The matter was then presented to the board of adjustment which, after three public hearings, found that the driveway was a structure and constituted an accessorial use serving a nonconforming use, and that its existence and use contravened the zoning ordinance. In the board's view, the preferable solution was to widen the original driveway or construct another one, all on lot 16. Accordingly, a use variance recommendation was denied. The board resolved that the requested variance could not be granted "without substantial detriment to the public good" and that it would "substantially impair the intent and purpose of the zone plan and zoning ordinance."

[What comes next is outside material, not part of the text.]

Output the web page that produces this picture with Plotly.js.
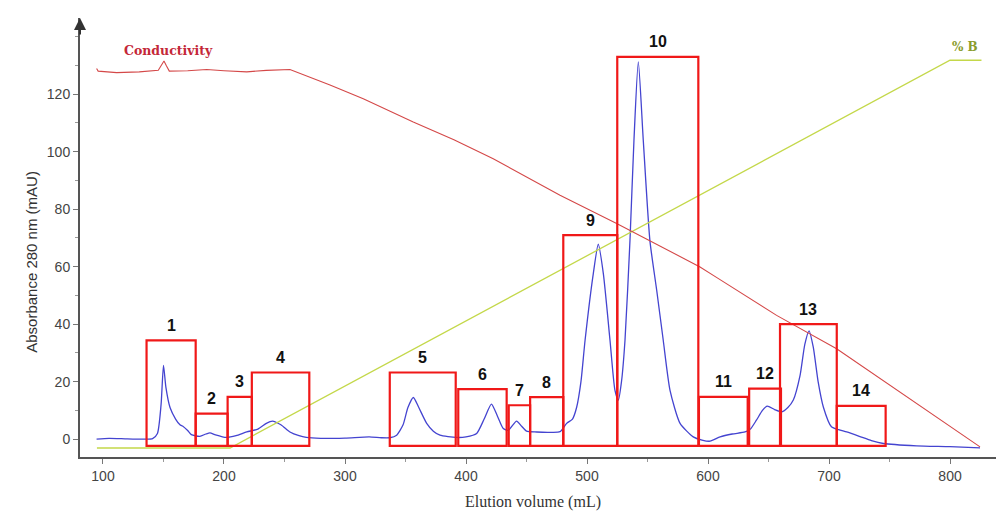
<!DOCTYPE html>
<html>
<head>
<meta charset="utf-8">
<script src="https://cdn.plot.ly/plotly-3.0.1.min.js"></script>
<style>
  html, body { margin: 0; padding: 0; background: #ffffff; }
  #chart { width: 996px; height: 512px; }
</style>
</head>
<body>
<div id="chart"></div>
<script>
// UV absorbance at 280 nm (mAU) against elution volume (mL)
const volumeUV = [94.7, 105, 120, 135, 141, 145, 148, 150, 152, 155.4, 160, 163.6, 166, 170, 173, 180, 185, 188.4,
  193, 202, 210, 218.8, 228, 235, 240, 247, 254.5, 262, 268, 280, 300, 320, 330, 337, 342.7, 348, 352, 356.5,
  361, 367.5, 373, 378.5, 392, 400, 408.8, 415, 421, 426, 430.8, 435, 441.8, 446, 450, 458.4, 470, 477.7,
  483.2, 488, 491.5, 495, 498.4, 505.2, 509.3, 513.5, 519, 523.1, 525.9, 528.5, 531.4, 535.5, 538.8, 542.4,
  546.5, 552, 557.6, 563, 568.6, 576.9, 587.8, 595, 601.7, 610, 620, 630.6, 635, 640, 645, 649, 655, 661,
  666, 670.5, 676, 680, 683.5, 687, 691, 695.3, 702, 708, 714.6, 725, 735, 744.9, 772.4, 800, 824.8];
const absorbance = [0, 0.3, 0.1, 0, 0.2, 2, 12, 25.7, 18, 11, 7, 5, 4.5, 3, 1.6, 1.0, 1.8, 2.2,
  1.5, 0.6, 1.2, 2.5, 3.5, 5.5, 6.3, 5, 2.5, 1.2, 0.6, 0.3, 0.4, 0.8, 0.5, 0.5, 1.4, 5, 11, 14.5,
  11, 5.5, 2.8, 1.4, 0.6, 0.8, 2, 7, 12.2, 8, 3.7, 3.1, 6.3, 4.5, 2.8, 2.5, 2.4, 2.6,
  5.5, 7, 11.2, 20, 34.4, 57.6, 67.8, 57.6, 34.4, 17, 13.6, 20, 34.4, 69, 104, 131.2,
  104, 69, 51.8, 34.4, 17, 5.5, 0.8, -0.3, -0.7, 0.8, 1.8, 2.5, 3.5, 6.6, 10, 11.5, 10.3, 9.5,
  11, 13.6, 22, 33, 37.7, 32, 20, 11.2, 4.3, 3.3, 2.5, 1, -0.5, -1.5, -2.3, -2.6, -3];

// Conductivity, relative scale (secondary, unlabelled axis)
const volumeCond = [94.7, 96, 111.3, 130, 145.7, 148, 150.4, 152.5, 154.8, 170, 185.7, 200, 218.8, 235, 254.5,
  287.6, 315.1, 356.4, 390, 422.5, 477.7, 524.5, 593.4, 607, 656.7, 706.3, 760, 824.8];
const conductivity = [97.9, 97.2, 96.8, 97.0, 97.4, 98.5, 99.8, 98.5, 97.2, 97.3, 97.6, 97.3, 97.0, 97.4, 97.6,
  93.6, 90.1, 84.1, 79.5, 74.6, 65.2, 57.9, 46.7, 44.0, 34.2, 25.6, 14.1, 0.3];

// Gradient, % B
const volumeB = [95, 205, 800, 826];
const percentB = [0, 0, 100, 100];

// Collected fractions: volume window and box height (mAU)
const fractionLabels = ['1', '2', '3', '4', '5', '6', '7', '8', '9', '10', '11', '12', '13', '14'];
const fractionStart = [136, 176.6, 203, 223, 337, 393.6, 435.3, 453, 480.4, 525, 592.5, 634, 659.5, 706.4];
const fractionEnd = [176.6, 203, 223, 270.5, 391.5, 433.6, 453, 480.4, 525, 592, 632.8, 660.3, 706.4, 746.8];
const fractionHeight = [34.4, 8.9, 14.7, 23.2, 23.2, 17.4, 11.8, 14.6, 71, 133, 14.7, 17.6, 40, 11.6];
const fractionFloor = -2.3;

const xTickValues = [100, 200, 300, 400, 500, 600, 700, 800];
const yTickValues = [0, 20, 40, 60, 80, 100, 120];

const boxShapes = fractionLabels.map((_, i) => ({
  type: 'rect', xref: 'x', yref: 'y',
  x0: fractionStart[i], x1: fractionEnd[i], y0: fractionFloor, y1: fractionHeight[i],
  line: { color: '#f01818', width: 2.2 }, fillcolor: 'rgba(0,0,0,0)', layer: 'above'
}));

const boxLabels = fractionLabels.map((t, i) => ({
  text: '<b>' + t + '</b>', xref: 'x', yref: 'y',
  x: (fractionStart[i] + fractionEnd[i]) / 2, y: fractionHeight[i],
  yshift: 15, showarrow: false,
  font: { family: 'Liberation Sans, Arial, sans-serif', size: 16, color: '#111111' }
}));

const traces = [
  { x: volumeB, y: percentB, yaxis: 'y2', mode: 'lines', name: '% B',
    line: { color: '#c4d84a', width: 1.3 }, hoverinfo: 'skip' },
  { x: volumeCond, y: conductivity, yaxis: 'y2', mode: 'lines', name: 'Conductivity',
    line: { color: '#d44848', width: 1.1 }, hoverinfo: 'skip' },
  { x: volumeUV, y: absorbance, mode: 'lines', name: 'A280',
    line: { color: '#4444d0', width: 1.3, shape: 'spline', smoothing: 0.6 }, hoverinfo: 'skip' }
];

const layout = {
  width: 996, height: 512,
  margin: { l: 80, r: 0, t: 18, b: 55 },
  paper_bgcolor: '#ffffff', plot_bgcolor: '#ffffff',
  showlegend: false,
  xaxis: {
    range: [81, 838], showgrid: false, zeroline: false,
    showline: true, linecolor: '#555555', linewidth: 2,
    tickmode: 'array', tickvals: xTickValues, ticks: 'outside', ticklen: 5, tickcolor: '#777777',
    minor: { dtick: 50, tick0: 0, ticks: 'outside', ticklen: 3, tickcolor: '#999999' },
    tickfont: { family: 'Liberation Sans, Arial, sans-serif', size: 14, color: '#444444' }
  },
  yaxis: {
    range: [-6.2, 146.5], showgrid: false, zeroline: false,
    showline: true, linecolor: '#555555', linewidth: 2,
    tickmode: 'array', tickvals: yTickValues, ticks: 'outside', ticklen: 5, tickcolor: '#777777',
    minor: { dtick: 10, tick0: 0, ticks: 'outside', ticklen: 3, tickcolor: '#999999' },
    tickfont: { family: 'Liberation Sans, Arial, sans-serif', size: 14, color: '#444444' }
  },
  yaxis2: {
    range: [-2.32, 110.9], overlaying: 'y', side: 'right', visible: false,
    showgrid: false, zeroline: false
  },
  shapes: boxShapes,
  annotations: boxLabels.concat([
    // axis titles
    { text: 'Elution volume (mL)', xref: 'paper', yref: 'paper', x: 0.494, y: 0, yshift: -45,
      yanchor: 'middle', showarrow: false,
      font: { family: 'Liberation Serif, Times New Roman, serif', size: 16, color: '#333333' } },
    { text: 'Absorbance 280 nm (mAU)', xref: 'paper', yref: 'paper', x: 0, xshift: -59, y: 0.4435,
      textangle: -90, showarrow: false,
      font: { family: 'Liberation Sans, Arial, sans-serif', size: 15, color: '#333333' } },
    // trace labels
    { text: '<b>Conductivity</b>', xref: 'x', yref: 'y2', x: 154, y: 102.5, showarrow: false,
      font: { family: 'DejaVu Serif, serif', size: 12.5, color: '#c42838' } },
    { text: '<b>% B</b>', xref: 'x', yref: 'y2', x: 812, y: 103.4, showarrow: false, bgcolor: '#ffffff',
      font: { family: 'DejaVu Serif, serif', size: 12, color: '#8a9c2c' } },
    // arrowhead on the vertical axis
    { xref: 'paper', yref: 'paper', x: 0, y: 1, ax: 0, ay: 18, showarrow: true, text: '',
      arrowhead: 2, arrowsize: 1.2, arrowwidth: 2, arrowcolor: '#333333' }
  ])
};

Plotly.newPlot('chart', traces, layout, { staticPlot: true, displayModeBar: false });
</script>
</body>
</html>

Plaintiffs contend here, as they did before the trial court, that the new driveway is neither a "structure" nor an "accessory use"; intensification of the nonconforming use should be permitted in the instant circumstances and, in any event, a use variance is an unnecessary prerequisite.

In Place v. Bd. of Adjust. of Saddle River , 42 N.J. 324, 328 (1964), our Supreme Court held that the word "structure" includes a fallout shelter. In that case "structure" was broadly defined "as any production or piece of work artificially built up or composed of parts and joined together in some definite manner." (at 329) Accord, Black's Law Dictionary (4th ed. 1951) 1592. Other decisions consonant with that definition include Moore v. Bridgewater Tp. , 69 N.J. Super. 1, 22 (App. Div. 1961) (a zoning case that involved a stone crusher and electrical power equipment); Duke v. Tracy , 105 N.J. Super. 442, 446 (Ch. Div. 1969) (public walk requiring paving of some sort held to be a structure); City of Rock Island v. Industrial Commission , 287 Ill. 76, 122 N.E. 82, 83 (Sup. Ct. 1919) (an asphalt street deemed a structure within Workmen's Compensation Act). We hold that the instant driveway is a structural appurtenance attached to land.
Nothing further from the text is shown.